◆ Stated task:
Give the material once more, word for word, without any images.
+++ Provided data
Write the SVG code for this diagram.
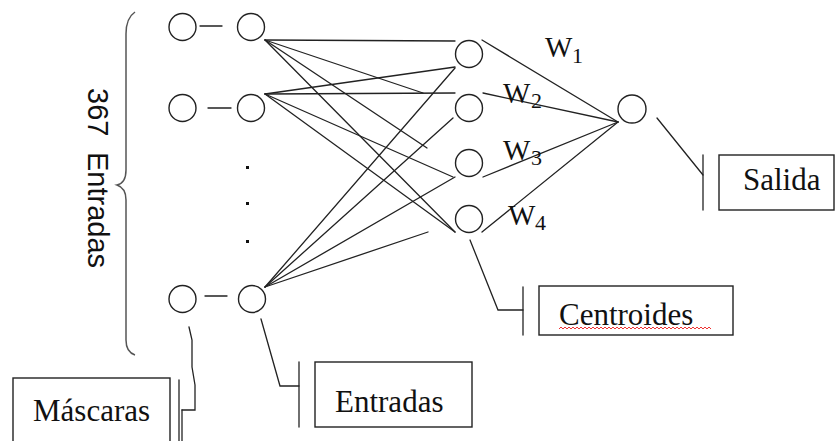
<svg xmlns="http://www.w3.org/2000/svg" width="837" height="441" viewBox="0 0 837 441">
<style>
.n{fill:none;stroke:#222;stroke-width:1.4}
.c{fill:none;stroke:#222;stroke-width:1.3;stroke-linecap:round}
.b{fill:#fff;stroke:#222;stroke-width:1.4}
.t{font-family:"Liberation Serif","Times New Roman",serif;font-size:31px;fill:#111}
.w{font-family:"Liberation Serif","Times New Roman",serif;font-size:29px;fill:#111}
.ws{font-family:"Liberation Serif","Times New Roman",serif;font-size:22px;fill:#111}
.s{font-family:"Liberation Sans",Arial,sans-serif;font-size:29px;fill:#111}
</style>
<rect width="837" height="441" fill="#fff"/>
<g id="brace">
<path d="M135,12 Q126,18 126,34 L126,170 Q126,183 117,185 Q126,188 126,200 L126,340 Q126,352 135,355" fill="none" stroke="#555" stroke-width="1.5"/>
<text class="s" transform="translate(88,88) rotate(90)"><tspan x="0" y="0">367</tspan><tspan x="64" y="0">Entradas</tspan></text>
</g>
<g id="connectors">
<!-- mask to input dashes -->
<line class="c" x1="200" y1="26" x2="222" y2="26"/>
<line class="c" x1="208" y1="108" x2="231" y2="108"/>
<line class="c" x1="205" y1="296" x2="227" y2="296"/>
<!-- input A -->
<line class="c" x1="265" y1="40" x2="455" y2="41"/>
<line class="c" x1="265" y1="40" x2="423" y2="93"/>
<line class="c" x1="265" y1="40" x2="427" y2="148"/>
<line class="c" x1="265" y1="40" x2="455" y2="232"/>
<!-- input B -->
<line class="c" x1="265" y1="94" x2="455" y2="67"/>
<line class="c" x1="265" y1="94" x2="455" y2="93"/>
<line class="c" x1="265" y1="94" x2="453" y2="177"/>
<line class="c" x1="265" y1="94" x2="455" y2="232"/>
<!-- input C -->
<line class="c" x1="265" y1="287" x2="455" y2="68"/>
<line class="c" x1="265" y1="287" x2="453" y2="118"/>
<line class="c" x1="265" y1="287" x2="455" y2="177"/>
<line class="c" x1="265" y1="287" x2="428" y2="232"/>
<!-- hidden to output -->
<line class="c" x1="482" y1="40" x2="618" y2="122"/>
<line class="c" x1="483" y1="93" x2="618" y2="122"/>
<line class="c" x1="483" y1="177" x2="618" y2="122"/>
<line class="c" x1="482" y1="232" x2="618" y2="122"/>
<!-- label leaders -->
<line class="c" x1="657" y1="118" x2="703" y2="175"/>
<line class="c" x1="703" y1="155" x2="703" y2="210"/>
<polyline class="c" points="470,240 498,310 523,310"/>
<line class="c" x1="523" y1="287" x2="523" y2="335"/>
<polyline class="c" points="261,319 280,386 299,386"/>
<line class="c" x1="299" y1="362" x2="299" y2="427"/>
<polyline class="c" points="189,327 192,340 192,367 195,385 195,410 182,410"/>
<line class="c" x1="179" y1="380" x2="179" y2="441"/>
<line class="c" x1="182" y1="410" x2="182" y2="441"/>
</g>
<g id="mask1"><circle class="n" cx="182.5" cy="27" r="13.5"/></g>
<g id="mask2"><circle class="n" cx="182.5" cy="108" r="13.5"/></g>
<g id="mask3"><circle class="n" cx="182.5" cy="299" r="13.5"/></g>
<g id="in1"><circle class="n" cx="251" cy="27" r="13.5"/></g>
<g id="in2"><circle class="n" cx="251" cy="108" r="13.5"/></g>
<g id="in3"><circle class="n" cx="252" cy="299" r="13.5"/></g>
<g id="dots" fill="#111">
<rect x="246" y="166" width="3" height="3"/>
<rect x="246" y="202" width="3" height="3"/>
<rect x="246" y="240" width="3" height="3"/>
</g>
<g id="h1"><circle class="n" cx="469" cy="54" r="13.5"/></g>
<g id="h2"><circle class="n" cx="469" cy="108" r="13.5"/></g>
<g id="h3"><circle class="n" cx="469" cy="163" r="13.5"/></g>
<g id="h4"><circle class="n" cx="469" cy="219" r="13.5"/></g>
<g id="out"><circle class="n" cx="632" cy="109" r="14"/></g>
<g id="weights">
<text class="w" x="545" y="57">W</text><text class="ws" x="572" y="63">1</text>
<text class="w" x="503" y="103">W</text><text class="ws" x="531" y="108">2</text>
<text class="w" x="503" y="160">W</text><text class="ws" x="531" y="165">3</text>
<text class="w" x="508" y="225">W</text><text class="ws" x="535" y="230">4</text>
</g>
<g id="salida">
<rect class="b" x="719" y="155" width="115" height="55"/>
<text class="t" x="743" y="190">Salida</text>
</g>
<g id="centroides">
<rect class="b" x="539" y="286" width="194" height="49"/>
<text class="t" x="559" y="325">Centroides</text>
<path d="M559,329 l2,-2 l2,2 l2,-2 l2,2 l2,-2 l2,2 l2,-2 l2,2 l2,-2 l2,2 l2,-2 l2,2 l2,-2 l2,2 l2,-2 l2,2 l2,-2 l2,2 l2,-2 l2,2 l2,-2 l2,2 l2,-2 l2,2 l2,-2 l2,2 l2,-2 l2,2 l2,-2 l2,2 l2,-2 l2,2 l2,-2 l2,2 l2,-2 l2,2 l2,-2 l2,2 l2,-2 l2,2 l2,-2 l2,2 l2,-2 l2,2 l2,-2 l2,2 l2,-2 l2,2 l2,-2 l2,2 l2,-2 l2,2 l2,-2 l2,2 l2,-2 l2,2 l2,-2 l2,2 l2,-2 l2,2 l2,-2 l2,2 l2,-2 l2,2 l2,-2 l2,2 l2,-2 l2,2 l2,-2 l2,2 l2,-2 l2,2 l2,-2 l2,2 l2,-2 l2,2" fill="none" stroke="#e33" stroke-width="1"/>
</g>
<g id="entradas">
<rect class="b" x="315" y="362" width="157" height="65"/>
<text class="t" x="335" y="412">Entradas</text>
</g>
<g id="mascaras">
<rect class="b" x="13" y="378" width="157" height="80"/>
<text class="t" x="33" y="421">Máscaras</text>
</g>
</svg>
++++++
◆ Solution to this problem:
Write the SVG code for this diagram.
<svg xmlns="http://www.w3.org/2000/svg" width="837" height="441" viewBox="0 0 837 441">
<style>
.n{fill:none;stroke:#222;stroke-width:1.4}
.c{fill:none;stroke:#222;stroke-width:1.3;stroke-linecap:round}
.b{fill:#fff;stroke:#222;stroke-width:1.4}
.t{font-family:"Liberation Serif","Times New Roman",serif;font-size:31px;fill:#111}
.w{font-family:"Liberation Serif","Times New Roman",serif;font-size:29px;fill:#111}
.ws{font-family:"Liberation Serif","Times New Roman",serif;font-size:22px;fill:#111}
.s{font-family:"Liberation Sans",Arial,sans-serif;font-size:29px;fill:#111}
</style>
<rect width="837" height="441" fill="#fff"/>
<g id="brace">
<path d="M135,12 Q126,18 126,34 L126,170 Q126,183 117,185 Q126,188 126,200 L126,340 Q126,352 135,355" fill="none" stroke="#555" stroke-width="1.5"/>
<text class="s" transform="translate(88,88) rotate(90)"><tspan x="0" y="0">367</tspan><tspan x="64" y="0">Entradas</tspan></text>
</g>
<g id="connectors">
<!-- mask to input dashes -->
<line class="c" x1="200" y1="26" x2="222" y2="26"/>
<line class="c" x1="208" y1="108" x2="231" y2="108"/>
<line class="c" x1="205" y1="296" x2="227" y2="296"/>
<!-- input A -->
<line class="c" x1="265" y1="40" x2="455" y2="41"/>
<line class="c" x1="265" y1="40" x2="423" y2="93"/>
<line class="c" x1="265" y1="40" x2="427" y2="148"/>
<line class="c" x1="265" y1="40" x2="455" y2="232"/>
<!-- input B -->
<line class="c" x1="265" y1="94" x2="455" y2="67"/>
<line class="c" x1="265" y1="94" x2="455" y2="93"/>
<line class="c" x1="265" y1="94" x2="453" y2="177"/>
<line class="c" x1="265" y1="94" x2="455" y2="232"/>
<!-- input C -->
<line class="c" x1="265" y1="287" x2="455" y2="68"/>
<line class="c" x1="265" y1="287" x2="453" y2="118"/>
<line class="c" x1="265" y1="287" x2="455" y2="177"/>
<line class="c" x1="265" y1="287" x2="428" y2="232"/>
<!-- hidden to output -->
<line class="c" x1="482" y1="40" x2="618" y2="122"/>
<line class="c" x1="483" y1="93" x2="618" y2="122"/>
<line class="c" x1="483" y1="177" x2="618" y2="122"/>
<line class="c" x1="482" y1="232" x2="618" y2="122"/>
<!-- label leaders -->
<line class="c" x1="657" y1="118" x2="703" y2="175"/>
<line class="c" x1="703" y1="155" x2="703" y2="210"/>
<polyline class="c" points="470,240 498,310 523,310"/>
<line class="c" x1="523" y1="287" x2="523" y2="335"/>
<polyline class="c" points="261,319 280,386 299,386"/>
<line class="c" x1="299" y1="362" x2="299" y2="427"/>
<polyline class="c" points="189,327 192,340 192,367 195,385 195,410 182,410"/>
<line class="c" x1="179" y1="380" x2="179" y2="441"/>
<line class="c" x1="182" y1="410" x2="182" y2="441"/>
</g>
<g id="mask1"><circle class="n" cx="182.5" cy="27" r="13.5"/></g>
<g id="mask2"><circle class="n" cx="182.5" cy="108" r="13.5"/></g>
<g id="mask3"><circle class="n" cx="182.5" cy="299" r="13.5"/></g>
<g id="in1"><circle class="n" cx="251" cy="27" r="13.5"/></g>
<g id="in2"><circle class="n" cx="251" cy="108" r="13.5"/></g>
<g id="in3"><circle class="n" cx="252" cy="299" r="13.5"/></g>
<g id="dots" fill="#111">
<rect x="246" y="166" width="3" height="3"/>
<rect x="246" y="202" width="3" height="3"/>
<rect x="246" y="240" width="3" height="3"/>
</g>
<g id="h1"><circle class="n" cx="469" cy="54" r="13.5"/></g>
<g id="h2"><circle class="n" cx="469" cy="108" r="13.5"/></g>
<g id="h3"><circle class="n" cx="469" cy="163" r="13.5"/></g>
<g id="h4"><circle class="n" cx="469" cy="219" r="13.5"/></g>
<g id="out"><circle class="n" cx="632" cy="109" r="14"/></g>
<g id="weights">
<text class="w" x="545" y="57">W</text><text class="ws" x="572" y="63">1</text>
<text class="w" x="503" y="103">W</text><text class="ws" x="531" y="108">2</text>
<text class="w" x="503" y="160">W</text><text class="ws" x="531" y="165">3</text>
<text class="w" x="508" y="225">W</text><text class="ws" x="535" y="230">4</text>
</g>
<g id="salida">
<rect class="b" x="719" y="155" width="115" height="55"/>
<text class="t" x="743" y="190">Salida</text>
</g>
<g id="centroides">
<rect class="b" x="539" y="286" width="194" height="49"/>
<text class="t" x="559" y="325">Centroides</text>
<path d="M559,329 l2,-2 l2,2 l2,-2 l2,2 l2,-2 l2,2 l2,-2 l2,2 l2,-2 l2,2 l2,-2 l2,2 l2,-2 l2,2 l2,-2 l2,2 l2,-2 l2,2 l2,-2 l2,2 l2,-2 l2,2 l2,-2 l2,2 l2,-2 l2,2 l2,-2 l2,2 l2,-2 l2,2 l2,-2 l2,2 l2,-2 l2,2 l2,-2 l2,2 l2,-2 l2,2 l2,-2 l2,2 l2,-2 l2,2 l2,-2 l2,2 l2,-2 l2,2 l2,-2 l2,2 l2,-2 l2,2 l2,-2 l2,2 l2,-2 l2,2 l2,-2 l2,2 l2,-2 l2,2 l2,-2 l2,2 l2,-2 l2,2 l2,-2 l2,2 l2,-2 l2,2 l2,-2 l2,2 l2,-2 l2,2 l2,-2 l2,2 l2,-2 l2,2 l2,-2 l2,2" fill="none" stroke="#e33" stroke-width="1"/>
</g>
<g id="entradas">
<rect class="b" x="315" y="362" width="157" height="65"/>
<text class="t" x="335" y="412">Entradas</text>
</g>
<g id="mascaras">
<rect class="b" x="13" y="378" width="157" height="80"/>
<text class="t" x="33" y="421">Máscaras</text>
</g>
</svg>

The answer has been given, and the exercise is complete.